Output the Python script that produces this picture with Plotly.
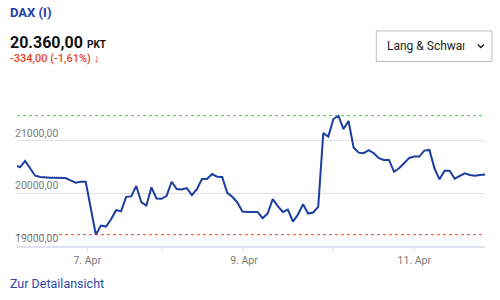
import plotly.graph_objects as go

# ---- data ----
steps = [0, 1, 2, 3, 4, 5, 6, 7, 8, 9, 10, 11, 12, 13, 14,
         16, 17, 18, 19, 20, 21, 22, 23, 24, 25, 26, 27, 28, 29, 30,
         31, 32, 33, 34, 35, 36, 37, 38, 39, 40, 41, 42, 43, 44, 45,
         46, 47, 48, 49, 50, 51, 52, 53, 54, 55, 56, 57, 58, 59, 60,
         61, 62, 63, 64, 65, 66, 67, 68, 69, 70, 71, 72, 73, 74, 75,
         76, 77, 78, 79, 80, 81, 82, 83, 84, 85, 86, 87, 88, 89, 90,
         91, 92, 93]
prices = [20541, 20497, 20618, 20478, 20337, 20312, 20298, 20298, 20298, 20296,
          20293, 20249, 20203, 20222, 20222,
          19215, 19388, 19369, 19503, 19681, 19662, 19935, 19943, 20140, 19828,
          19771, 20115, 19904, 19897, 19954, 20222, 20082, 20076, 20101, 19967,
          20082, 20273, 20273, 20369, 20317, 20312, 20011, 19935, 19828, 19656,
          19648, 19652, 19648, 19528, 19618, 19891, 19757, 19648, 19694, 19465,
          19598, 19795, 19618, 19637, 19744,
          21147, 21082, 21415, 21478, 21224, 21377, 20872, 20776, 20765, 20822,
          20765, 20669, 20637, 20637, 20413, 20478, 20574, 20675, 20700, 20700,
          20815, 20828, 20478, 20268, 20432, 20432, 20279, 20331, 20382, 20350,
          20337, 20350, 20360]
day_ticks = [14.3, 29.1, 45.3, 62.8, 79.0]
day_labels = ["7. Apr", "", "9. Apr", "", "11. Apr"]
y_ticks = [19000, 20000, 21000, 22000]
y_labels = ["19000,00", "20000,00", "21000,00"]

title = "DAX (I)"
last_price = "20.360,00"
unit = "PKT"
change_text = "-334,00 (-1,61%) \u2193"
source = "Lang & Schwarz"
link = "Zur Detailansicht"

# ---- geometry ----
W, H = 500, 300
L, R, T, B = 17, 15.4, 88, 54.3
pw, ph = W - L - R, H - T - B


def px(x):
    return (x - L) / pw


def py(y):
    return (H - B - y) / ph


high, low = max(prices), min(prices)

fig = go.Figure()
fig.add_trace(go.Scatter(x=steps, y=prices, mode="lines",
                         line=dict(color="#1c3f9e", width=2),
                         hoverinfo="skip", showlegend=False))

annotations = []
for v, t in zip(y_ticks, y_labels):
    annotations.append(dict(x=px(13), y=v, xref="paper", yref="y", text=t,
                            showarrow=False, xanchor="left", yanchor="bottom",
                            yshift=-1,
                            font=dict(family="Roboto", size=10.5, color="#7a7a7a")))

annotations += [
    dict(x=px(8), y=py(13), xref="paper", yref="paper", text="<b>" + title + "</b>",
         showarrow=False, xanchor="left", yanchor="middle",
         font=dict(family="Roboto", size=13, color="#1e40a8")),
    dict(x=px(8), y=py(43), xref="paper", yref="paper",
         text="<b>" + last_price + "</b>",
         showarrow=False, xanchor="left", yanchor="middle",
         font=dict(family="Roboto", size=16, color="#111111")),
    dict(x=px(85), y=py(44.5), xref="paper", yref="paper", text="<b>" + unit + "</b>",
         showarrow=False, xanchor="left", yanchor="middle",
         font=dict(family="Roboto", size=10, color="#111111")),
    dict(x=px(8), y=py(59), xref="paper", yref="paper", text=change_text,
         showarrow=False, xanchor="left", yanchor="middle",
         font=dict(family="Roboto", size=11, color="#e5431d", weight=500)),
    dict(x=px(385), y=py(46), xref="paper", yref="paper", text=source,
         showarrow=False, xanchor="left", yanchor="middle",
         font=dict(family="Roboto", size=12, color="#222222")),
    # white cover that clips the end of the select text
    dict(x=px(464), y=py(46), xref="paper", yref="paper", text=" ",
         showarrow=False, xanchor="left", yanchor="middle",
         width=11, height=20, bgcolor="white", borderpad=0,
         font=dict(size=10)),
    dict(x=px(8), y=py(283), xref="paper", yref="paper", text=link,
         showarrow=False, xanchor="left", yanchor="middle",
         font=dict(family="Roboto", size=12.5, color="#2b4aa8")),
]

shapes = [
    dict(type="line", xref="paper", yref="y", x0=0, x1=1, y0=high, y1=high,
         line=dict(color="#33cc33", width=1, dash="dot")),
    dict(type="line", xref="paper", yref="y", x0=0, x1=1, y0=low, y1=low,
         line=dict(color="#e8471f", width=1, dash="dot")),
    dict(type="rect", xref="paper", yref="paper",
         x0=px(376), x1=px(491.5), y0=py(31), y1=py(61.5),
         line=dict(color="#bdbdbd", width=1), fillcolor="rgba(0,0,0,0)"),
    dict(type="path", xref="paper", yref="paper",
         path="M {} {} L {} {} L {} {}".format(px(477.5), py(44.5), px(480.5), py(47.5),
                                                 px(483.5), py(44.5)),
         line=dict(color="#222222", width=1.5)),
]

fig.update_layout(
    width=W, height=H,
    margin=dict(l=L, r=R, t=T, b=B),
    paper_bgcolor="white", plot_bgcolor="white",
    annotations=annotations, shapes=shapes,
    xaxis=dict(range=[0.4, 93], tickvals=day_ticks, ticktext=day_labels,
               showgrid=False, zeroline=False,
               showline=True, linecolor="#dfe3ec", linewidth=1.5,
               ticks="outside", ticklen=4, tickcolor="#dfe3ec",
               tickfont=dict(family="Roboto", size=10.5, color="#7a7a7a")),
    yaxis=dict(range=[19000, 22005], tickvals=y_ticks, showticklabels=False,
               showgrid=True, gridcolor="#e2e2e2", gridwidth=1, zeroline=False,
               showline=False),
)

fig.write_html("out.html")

- Objective
Reproduce only the lines from the beginning of the data through the line that contains "import plotly.graph_objects as go", both included, and please drop the pictures.

- Response to the task
Output the Python script that produces this picture with Plotly.
import plotly.graph_objects as go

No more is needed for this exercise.